## [Exercise task]
Identify each line below that contains the word "this", and copy it out.

[START Material]

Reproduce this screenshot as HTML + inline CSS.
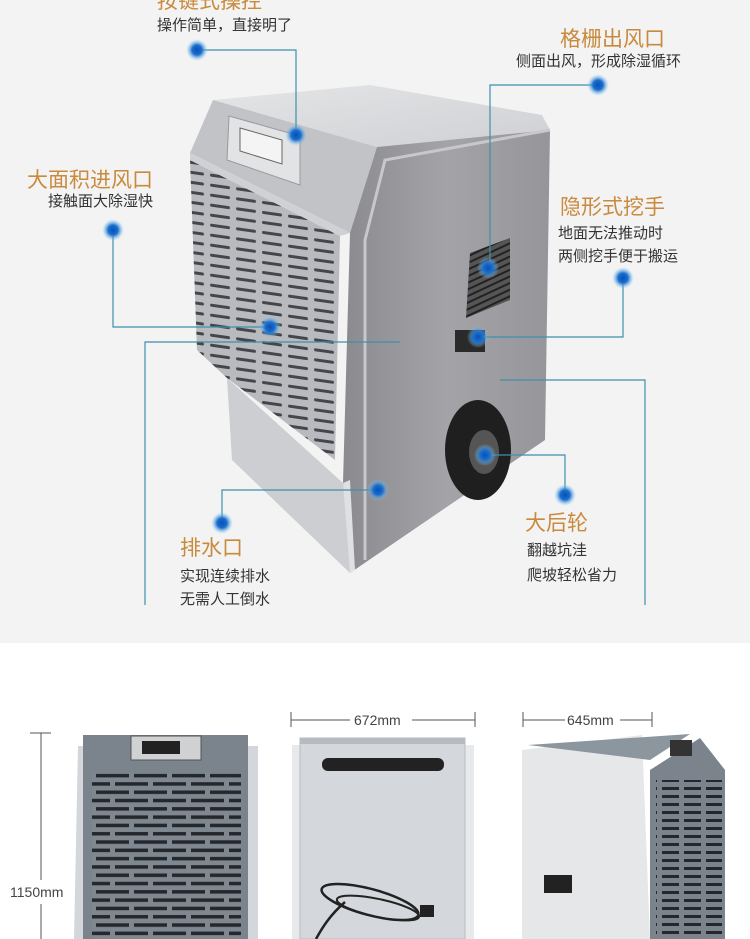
<!DOCTYPE html><html><head><meta charset="utf-8"><style>
body{margin:0;width:750px;height:939px;overflow:hidden;background:#fff;font-family:"Liberation Sans","Noto Sans CJK SC",sans-serif}
.t{position:absolute;color:#c98a3c;font-size:21px;white-space:nowrap;line-height:1}
.s{position:absolute;color:#333;font-size:15px;white-space:nowrap;line-height:1}
</style></head><body>
<div style="position:absolute;left:0;top:0;width:750px;height:643px;background:#f3f3f3"></div>
<svg width="750" height="939" style="position:absolute;left:0;top:0">
<defs>
<radialGradient id="g"><stop offset="0" stop-color="#0a4fb0"/><stop offset=".45" stop-color="#1a6fd0"/><stop offset="1" stop-color="#8fd0f0" stop-opacity="0"/></radialGradient>
<linearGradient id="side" x1="0" x2="1"><stop offset="0" stop-color="#8a8a8f"/><stop offset=".5" stop-color="#a3a3a8"/><stop offset="1" stop-color="#96969a"/></linearGradient>
<linearGradient id="top" x1="0" x2="1" y1="0" y2="1"><stop offset="0" stop-color="#e4e5e7"/><stop offset="1" stop-color="#cfd0d3"/></linearGradient>
<pattern id="gr" width="26" height="10" patternUnits="userSpaceOnUse" patternTransform="skewY(8)"><rect width="26" height="10" fill="#b9babe"/><rect x="2" y="4" width="20" height="3" rx="1.5" fill="#44464c"/></pattern>
<pattern id="gr2" width="38" height="16.6" patternUnits="userSpaceOnUse"><rect width="38" height="16.6" fill="#7f8890"/><rect x="1" y="2" width="33" height="3.5" fill="#24282c"/><rect x="20" y="10.3" width="33" height="3.5" fill="#24282c"/><rect x="-18" y="10.3" width="33" height="3.5" fill="#24282c"/></pattern>
<pattern id="gr3" width="22" height="8" patternUnits="userSpaceOnUse"><rect width="22" height="8" fill="#7b848c"/><rect x="2" y="3" width="17" height="3" fill="#24282c"/></pattern>
<pattern id="vent" width="6" height="6" patternUnits="userSpaceOnUse" patternTransform="rotate(-25)"><rect width="6" height="6" fill="#555"/><rect y="3" width="6" height="2" fill="#222"/></pattern>
</defs>
<polygon points="213,100 370,85 542,115 550,130 377,147" fill="url(#top)"/>
<polygon points="213,100 377,147 350,233 190,153" fill="#c2c3c6"/>
<polygon points="377,147 550,130 545,440 350,573 343,483 350,233" fill="url(#side)"/>
<polyline points="550,130 385,160 365,240 365,560" fill="none" stroke="#c8c8cc" stroke-width="3"/>
<polygon points="190,160 340,236 335,460 227,378 197,350" fill="url(#gr)"/>
<polygon points="190,153 350,233 340,236 190,160" fill="#d0d1d4"/>
<polygon points="227,378 343,483 350,573 232,460" fill="#cdced1"/>
<polygon points="343,483 350,573 355,570 350,480" fill="#e0e0e2"/>
<polygon points="229,116 300,136 300,185 227,160" fill="#e2e3e5" stroke="#9a9a9a"/>
<polygon points="240,128 282,140 282,164 240,151" fill="#f4f4f4" stroke="#666"/>
<polygon points="470,253 510,238 510,300 466,318" fill="url(#vent)"/>
<rect x="455" y="330" width="30" height="22" fill="#2a2a2a"/>
<ellipse cx="478" cy="450" rx="33" ry="50" fill="#1f1f1f"/>
<ellipse cx="484" cy="452" rx="15" ry="22" fill="#555"/>
<g stroke="#3d90aa" stroke-width="1.2" fill="none">
<polyline points="197,50 296,50 296,135"/>
<polyline points="598,85 490,85 490,268"/>
<polyline points="113,230 113,327 270,327"/>
<polyline points="623,278 623,337 478,337"/>
<polyline points="400,342 145,342 145,605"/>
<polyline points="500,380 645,380 645,605"/>
<polyline points="485,455 565,455 565,495"/>
<polyline points="378,490 222,490 222,523"/>
</g>
<g fill="url(#g)">
<circle cx="197" cy="50" r="11"/><circle cx="296" cy="135" r="11"/><circle cx="598" cy="85" r="11"/><circle cx="488" cy="268" r="11"/>
<circle cx="113" cy="230" r="11"/><circle cx="270" cy="327" r="11"/><circle cx="623" cy="278" r="11"/><circle cx="478" cy="337" r="11"/>
<circle cx="485" cy="455" r="11"/><circle cx="565" cy="495" r="11"/><circle cx="378" cy="490" r="11"/><circle cx="222" cy="523" r="11"/>
</g>
<g stroke="#555" stroke-width="1">
<line x1="41" y1="733" x2="41" y2="880"/><line x1="41" y1="904" x2="41" y2="939"/><line x1="30" y1="733" x2="51" y2="733"/>
<line x1="291" y1="720" x2="350" y2="720"/><line x1="412" y1="720" x2="475" y2="720"/><line x1="291" y1="712" x2="291" y2="727"/><line x1="475" y1="712" x2="475" y2="727"/>
<line x1="523" y1="720" x2="565" y2="720"/><line x1="620" y1="720" x2="652" y2="720"/><line x1="523" y1="712" x2="523" y2="727"/><line x1="652" y1="712" x2="652" y2="727"/>
</g>
<text x="10" y="897" font-size="14" fill="#444" font-family="Liberation Sans">1150mm</text>
<text x="354" y="725" font-size="14" fill="#444" font-family="Liberation Sans">672mm</text>
<text x="567" y="725" font-size="14" fill="#444" font-family="Liberation Sans">645mm</text>
<polygon points="78,746 258,746 258,939 74,939" fill="#d3d6da"/>
<rect x="83" y="735" width="165" height="204" fill="#7b848c"/>
<rect x="92" y="773" width="149" height="166" fill="url(#gr2)"/>
<rect x="131" y="736" width="70" height="24" fill="#d0d1d2" stroke="#555"/>
<rect x="142" y="741" width="38" height="13" fill="#222"/>
<rect x="292" y="745" width="182" height="194" fill="#e8e9eb"/>
<rect x="300" y="738" width="165" height="201" fill="#d4d7db" stroke="#b8bbbf"/>
<rect x="300" y="738" width="165" height="6" fill="#b7babe"/>
<rect x="322" y="758" width="122" height="13" rx="6" fill="#222"/>
<ellipse cx="370" cy="902" rx="50" ry="13" fill="none" stroke="#222" stroke-width="2.5" transform="rotate(15 370 902)"/>
<ellipse cx="378" cy="908" rx="42" ry="9" fill="none" stroke="#222" stroke-width="2" transform="rotate(12 378 908)"/>
<path d="M345 902 C330 915,322 928,316 939" stroke="#222" stroke-width="2.5" fill="none"/>
<rect x="420" y="905" width="14" height="12" fill="#222"/>
<polygon points="522,750 642,735 650,939 522,939" fill="#e6e7e9"/>
<polygon points="528,745 690,734 650,760" fill="#8c969e"/>
<polygon points="650,770 700,738 725,770 725,939 650,939" fill="#7b848c"/>
<rect x="656" y="780" width="66" height="159" fill="url(#gr3)"/>
<rect x="670" y="740" width="22" height="16" fill="#333"/>
<rect x="544" y="875" width="28" height="18" fill="#222"/>
</svg>
<div class="t" style="left:157px;top:-9px">按键式操控</div>
<div class="s" style="left:157px;top:18px">操作简单，直接明了</div>
<div class="t" style="left:560px;top:29px">格栅出风口</div>
<div class="s" style="left:516px;top:54px">侧面出风，形成除湿循环</div>
<div class="t" style="left:27px;top:170px">大面积进风口</div>
<div class="s" style="left:48px;top:194px">接触面大除湿快</div>
<div class="t" style="left:560px;top:197px">隐形式挖手</div>
<div class="s" style="left:558px;top:226px">地面无法推动时</div>
<div class="s" style="left:558px;top:249px">两侧挖手便于搬运</div>
<div class="t" style="left:525px;top:513px">大后轮</div>
<div class="s" style="left:527px;top:543px">翻越坑洼</div>
<div class="s" style="left:527px;top:568px">爬坡轻松省力</div>
<div class="t" style="left:180px;top:538px">排水口</div>
<div class="s" style="left:180px;top:569px">实现连续排水</div>
<div class="s" style="left:180px;top:592px">无需人工倒水</div>
</body></html>
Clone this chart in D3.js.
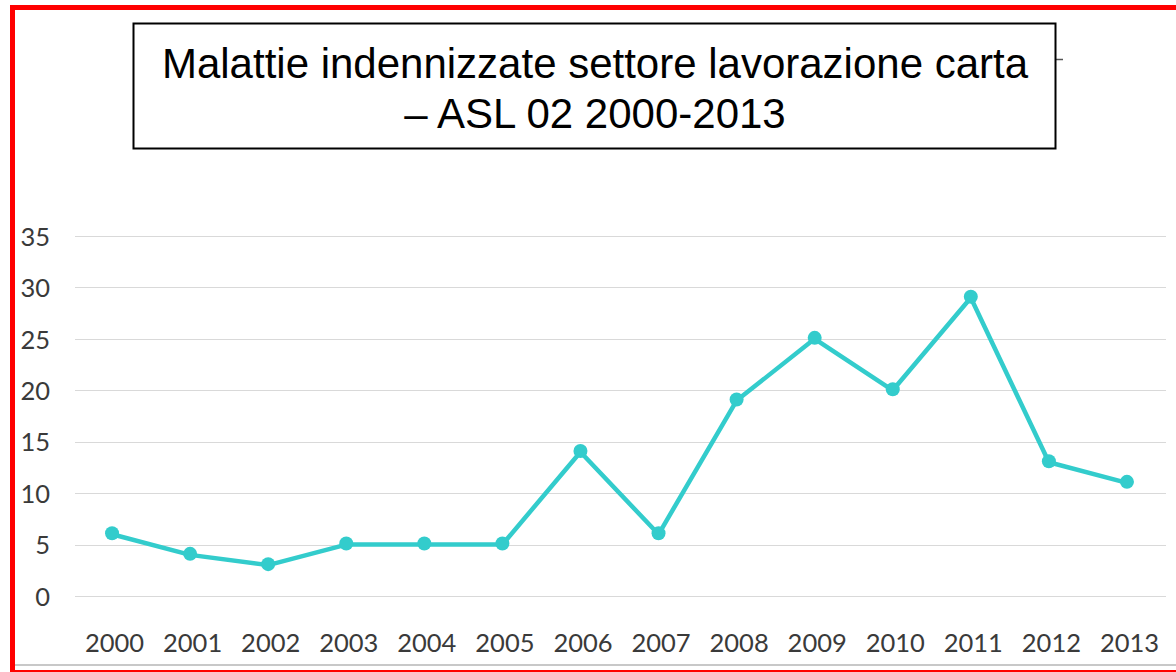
<!DOCTYPE html>
<html>
<head>
<meta charset="utf-8">
<script src="https://cdn.jsdelivr.net/npm/d3@7"></script>
<style>
  body { margin: 0; background: #fff; }
  .tick-label { font-family: Lato, "Open Sans", sans-serif; font-size: 25.5px; fill: #3a3a3a; }
  .title-text { font-family: "Liberation Sans", Arial, sans-serif; font-size: 42px; fill: #000; }
</style>
</head>
<body>
<div class="chart"></div>
<script>
// occupational diseases, paper processing sector, ASL 02

var years = ["2000", "2001", "2002", "2003", "2004", "2005", "2006",
  "2007", "2008", "2009", "2010", "2011", "2012", "2013"];
var cases = [6, 4, 3, 5, 5, 5, 14, 6, 19, 25, 20, 29, 13, 11];
var yTicks = [0, 5, 10, 15, 20, 25, 30, 35];
var titleLines = ["Malattie indennizzate settore lavorazione carta", "\u2013 ASL 02 2000-2013"];

var svgWidth = 1176;
var svgHeight = 672;

var margin = {
  top: 236,
  right: 10,
  bottom: 75,
  left: 73
};

var width = svgWidth - margin.left - margin.right;
var height = svgHeight - margin.top - margin.bottom;

var svg = d3
  .select(".chart")
  .append("svg")
  .attr("width", svgWidth)
  .attr("height", svgHeight);

// grey line along the bottom + red frame
svg.append("line")
  .attr("x1", 15).attr("x2", svgWidth)
  .attr("y1", 665).attr("y2", 665)
  .attr("stroke", "#c8c8c8")
  .attr("stroke-width", 2);

svg.append("rect")
  .attr("x", 12.5)
  .attr("y", 7.5)
  .attr("width", svgWidth + 20)
  .attr("height", 665)
  .attr("fill", "none")
  .attr("stroke", "#ff0000")
  .attr("stroke-width", 5);

var chartGroup = svg.append("g")
  .attr("transform", `translate(${margin.left}, ${margin.top})`);

// scales
var xScale = d3.scalePoint()
  .domain(years)
  .range([0, width])
  .padding(0.5);

var yScale = d3.scaleLinear()
  .domain([0, 35])
  .range([height - 1, 0]);

// gridlines
chartGroup.append("g")
  .selectAll("line")
  .data(yTicks)
  .enter()
  .append("line")
  .attr("x1", 2)
  .attr("x2", width)
  .attr("y1", d => Math.round(yScale(d)) + 0.5)
  .attr("y2", d => Math.round(yScale(d)) + 0.5)
  .attr("stroke", "#d9d9d9")
  .attr("stroke-width", 1);

// y axis labels
var leftAxis = d3.axisLeft(yScale).tickValues(yTicks).tickSize(0).tickPadding(23);
var yAxis = chartGroup.append("g").call(leftAxis);
yAxis.select(".domain").remove();
yAxis.selectAll("text").attr("class", "tick-label").attr("dy", "0.36em");

// x axis labels
var bottomAxis = d3.axisBottom(xScale).tickSize(0).tickPadding(37);
var xAxis = chartGroup.append("g")
  .attr("transform", `translate(2, ${height})`)
  .call(bottomAxis);
xAxis.select(".domain").remove();
xAxis.selectAll("text").attr("class", "tick-label");

// line + markers
var line = d3.line()
  .x((d, i) => xScale(years[i]))
  .y(d => yScale(d));

chartGroup.append("path")
  .datum(cases)
  .attr("d", line)
  .attr("fill", "none")
  .attr("stroke", "#33cccc")
  .attr("stroke-width", 4.5)
  .attr("stroke-linejoin", "round");

chartGroup.selectAll("circle")
  .data(cases)
  .enter()
  .append("circle")
  .attr("cx", (d, i) => xScale(years[i]))
  .attr("cy", d => yScale(d) - 1)
  .attr("r", 7)
  .attr("fill", "#33cccc");

// title box
var titleGroup = svg.append("g");

titleGroup.append("line")
  .attr("x1", 1056).attr("x2", 1063)
  .attr("y1", 59.5).attr("y2", 59.5)
  .attr("stroke", "#555")
  .attr("stroke-width", 1.5);

titleGroup.append("rect")
  .attr("x", 133.5)
  .attr("y", 23.5)
  .attr("width", 922)
  .attr("height", 125)
  .attr("fill", "#fff")
  .attr("stroke", "#000")
  .attr("stroke-width", 2);

titleGroup.selectAll("text")
  .data(titleLines)
  .enter()
  .append("text")
  .attr("class", "title-text")
  .attr("x", 595)
  .attr("y", (d, i) => 78 + i * 50)
  .attr("text-anchor", "middle")
  .text(d => d);
</script>
</body>
</html>
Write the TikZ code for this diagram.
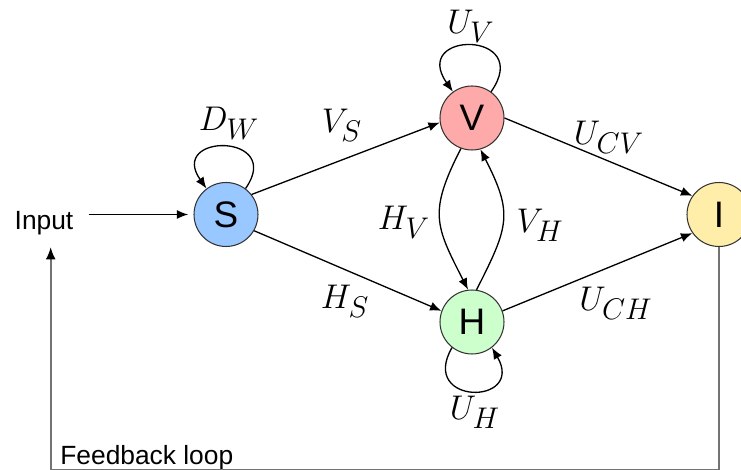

[END Material]

## [Solution]
Reproduce this screenshot as HTML + inline CSS.
Clone this chart in D3.js.
Write the TikZ code for this diagram.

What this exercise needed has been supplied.